[ SHOWGSD-L ] Hurricane Education

  • From: "Peggy" <pmick12@xxxxxxxxxxx>
  • To: <Showgsd-l@xxxxxxxxxxxxx>
  • Date: Tue, 30 Sep 2008 11:24:13 -0400

a friend who just came thru the last
hurricane sent this to me this morning...
yes, it's meant to be funny...but there's a lot
of truth here.............



Hurricane Education: What I've learned during our last hurricane . . ..

 

1. Coffee and frozen pizzas can be made on a BBQ grill.

2. No matter how many times you flick the switch, lights don't work 
without electricity.

3. My car gets 23.21675 miles per gallon, EXACTLY (you can ask the 
people in line who helped me push it).

4. Kids can survive 4 days or longer without a video game controller in 
their hand.

5. Cats are even more irritating without power.

6. He who has the biggest generator wins.

7. Women ca n actually survive without doing their hair- you just wish 
they weren't around you.

8. A new method of non-lethal torture- showers without hot water.

9. There are a lot more stars in the sky than most people thought.

10. TV is an addiction and the withdrawal symptoms are painful.

11. A 7 lb bag of ice will chill 6-12 oz Budweiser's to a drinkable 
temperature in 11 minutes, and still keep a 14 lb. turkey frozen for 8 
more hours.

12. There are a lot of dang trees around here.

13. Flood plane drawings on some mortgage documents were seriously 
wrong..

14. Aluminum siding, while aesthetically pleasing, is definitely not 
required.

15. Crickets can increase their volume to overcome the sound of 14 
generators.

16. People will get into a line that has already formed without having 
any idea what the line is for.0D

17. When required, a Lincoln Continental will float, doesn't steer well 
but floats just the same.

18. Tele-marketers function no matter what the weather is doing.

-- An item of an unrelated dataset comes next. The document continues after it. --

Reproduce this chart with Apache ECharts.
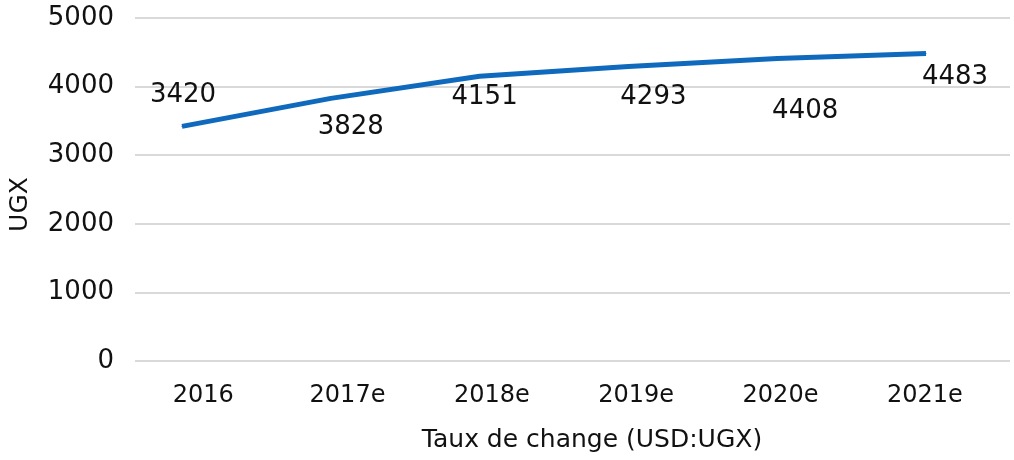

19. Cell phones work when land lines are down, but only as long as the 
battery remains charged.

20. 27 of your neighbors are fed from a different transformer than you, 
and they are quick to point that out!

21. Hampers were not made to contain such20a volume.

22. If my store sold only ice, chainsaws, gas and generators... I'd be 
rich.

23. Price of a can of soup rises 200% in a storm.

24. Your water front property can quickly become someone else's fishing 
hole.

25. Tree service companies are under appreciated.

26. I learned what happens when you make fun of another states' 
blackout.

27. MATH 101: 30 days in month, minus 6 days without power equals 30% 
higher electric bill?????

28. Drywall is a compound word, take away the "dry" part and it's 
worthless.

29. I can walk a lot farther than I thought.